> The request:
Beneath this line are entries. Copy the range from the line with "Output the LaTeX" to the line with "width=190pt,minimum height=240pt] (db)", ends included, exactly; leave pictures out.

> Working data:
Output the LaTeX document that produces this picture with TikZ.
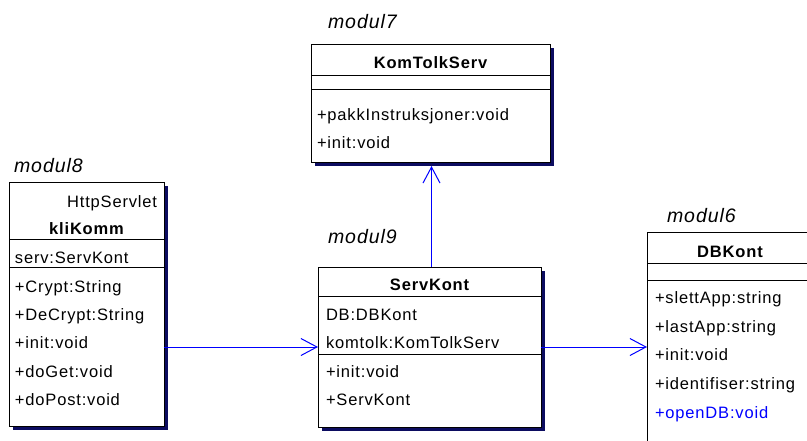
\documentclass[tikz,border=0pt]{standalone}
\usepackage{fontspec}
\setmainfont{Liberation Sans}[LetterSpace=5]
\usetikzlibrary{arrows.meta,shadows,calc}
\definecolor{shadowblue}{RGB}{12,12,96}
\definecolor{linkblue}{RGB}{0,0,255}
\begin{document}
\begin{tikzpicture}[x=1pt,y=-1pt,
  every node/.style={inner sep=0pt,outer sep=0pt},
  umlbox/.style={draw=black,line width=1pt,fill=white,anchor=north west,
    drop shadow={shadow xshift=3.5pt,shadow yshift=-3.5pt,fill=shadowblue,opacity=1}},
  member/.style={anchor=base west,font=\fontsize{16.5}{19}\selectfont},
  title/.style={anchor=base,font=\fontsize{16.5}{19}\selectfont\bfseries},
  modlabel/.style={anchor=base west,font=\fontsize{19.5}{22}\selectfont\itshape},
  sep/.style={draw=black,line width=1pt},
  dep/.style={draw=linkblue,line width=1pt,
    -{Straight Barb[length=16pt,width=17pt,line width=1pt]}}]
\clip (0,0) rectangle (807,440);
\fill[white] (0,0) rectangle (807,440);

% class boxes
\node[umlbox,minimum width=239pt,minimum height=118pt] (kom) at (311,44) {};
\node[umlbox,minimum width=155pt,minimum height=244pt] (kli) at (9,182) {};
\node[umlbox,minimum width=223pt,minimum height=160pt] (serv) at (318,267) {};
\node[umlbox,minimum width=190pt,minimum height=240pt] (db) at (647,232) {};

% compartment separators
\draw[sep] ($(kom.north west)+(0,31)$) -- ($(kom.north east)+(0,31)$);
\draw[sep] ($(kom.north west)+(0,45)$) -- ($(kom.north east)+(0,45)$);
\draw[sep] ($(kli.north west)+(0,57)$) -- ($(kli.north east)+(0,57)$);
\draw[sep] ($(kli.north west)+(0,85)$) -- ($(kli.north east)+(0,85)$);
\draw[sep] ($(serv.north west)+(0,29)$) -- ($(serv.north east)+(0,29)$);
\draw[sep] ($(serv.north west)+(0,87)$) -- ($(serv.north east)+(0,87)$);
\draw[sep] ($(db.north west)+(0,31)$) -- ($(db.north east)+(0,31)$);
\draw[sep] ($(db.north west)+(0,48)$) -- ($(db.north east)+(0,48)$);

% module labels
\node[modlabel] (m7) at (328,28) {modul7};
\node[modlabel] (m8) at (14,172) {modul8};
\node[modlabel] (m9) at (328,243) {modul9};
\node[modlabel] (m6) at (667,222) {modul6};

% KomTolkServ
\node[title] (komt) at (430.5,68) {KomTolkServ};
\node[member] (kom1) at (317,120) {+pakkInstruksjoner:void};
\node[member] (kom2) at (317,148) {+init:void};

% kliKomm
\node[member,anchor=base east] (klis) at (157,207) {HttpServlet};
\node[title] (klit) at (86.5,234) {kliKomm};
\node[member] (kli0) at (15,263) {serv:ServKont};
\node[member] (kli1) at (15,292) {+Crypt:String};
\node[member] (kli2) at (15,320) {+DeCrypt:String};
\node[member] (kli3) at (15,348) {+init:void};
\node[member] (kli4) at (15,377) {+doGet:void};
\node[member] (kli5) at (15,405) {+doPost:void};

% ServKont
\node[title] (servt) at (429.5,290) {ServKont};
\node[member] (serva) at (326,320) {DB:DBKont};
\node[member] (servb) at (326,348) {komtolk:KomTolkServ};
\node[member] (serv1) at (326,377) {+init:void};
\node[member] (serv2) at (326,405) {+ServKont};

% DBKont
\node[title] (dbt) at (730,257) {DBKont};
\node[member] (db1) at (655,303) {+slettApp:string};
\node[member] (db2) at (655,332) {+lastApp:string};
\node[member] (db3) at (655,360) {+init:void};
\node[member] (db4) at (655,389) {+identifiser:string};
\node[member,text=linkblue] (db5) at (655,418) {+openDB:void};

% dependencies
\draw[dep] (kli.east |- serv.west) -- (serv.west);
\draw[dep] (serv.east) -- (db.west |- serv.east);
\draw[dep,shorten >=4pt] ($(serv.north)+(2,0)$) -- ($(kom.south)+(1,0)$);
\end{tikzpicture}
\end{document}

* * *

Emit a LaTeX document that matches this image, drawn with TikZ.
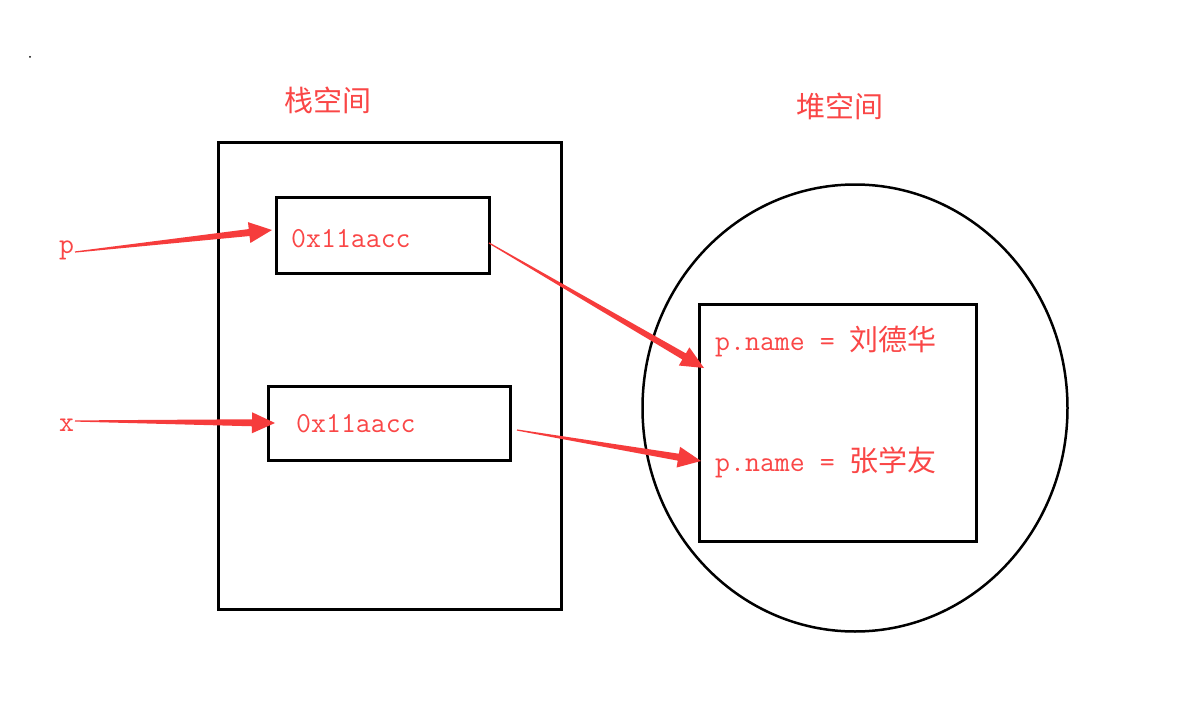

> Task solution:
Output the LaTeX document that produces this picture with TikZ.
\documentclass[tikz,border=0pt]{standalone}
\usepackage{fontspec}
\setmainfont{Liberation Sans}[LetterSpace=5]
\usetikzlibrary{arrows.meta,shadows,calc}
\definecolor{shadowblue}{RGB}{12,12,96}
\definecolor{linkblue}{RGB}{0,0,255}
\begin{document}
\begin{tikzpicture}[x=1pt,y=-1pt,
  every node/.style={inner sep=0pt,outer sep=0pt},
  umlbox/.style={draw=black,line width=1pt,fill=white,anchor=north west,
    drop shadow={shadow xshift=3.5pt,shadow yshift=-3.5pt,fill=shadowblue,opacity=1}},
  member/.style={anchor=base west,font=\fontsize{16.5}{19}\selectfont},
  title/.style={anchor=base,font=\fontsize{16.5}{19}\selectfont\bfseries},
  modlabel/.style={anchor=base west,font=\fontsize{19.5}{22}\selectfont\itshape},
  sep/.style={draw=black,line width=1pt},
  dep/.style={draw=linkblue,line width=1pt,
    -{Straight Barb[length=16pt,width=17pt,line width=1pt]}}]
\clip (0,0) rectangle (807,440);
\fill[white] (0,0) rectangle (807,440);

% class boxes
\node[umlbox,minimum width=239pt,minimum height=118pt] (kom) at (311,44) {};
\node[umlbox,minimum width=155pt,minimum height=244pt] (kli) at (9,182) {};
\node[umlbox,minimum width=223pt,minimum height=160pt] (serv) at (318,267) {};
\node[umlbox,minimum width=190pt,minimum height=240pt] (db) at (647,232) {};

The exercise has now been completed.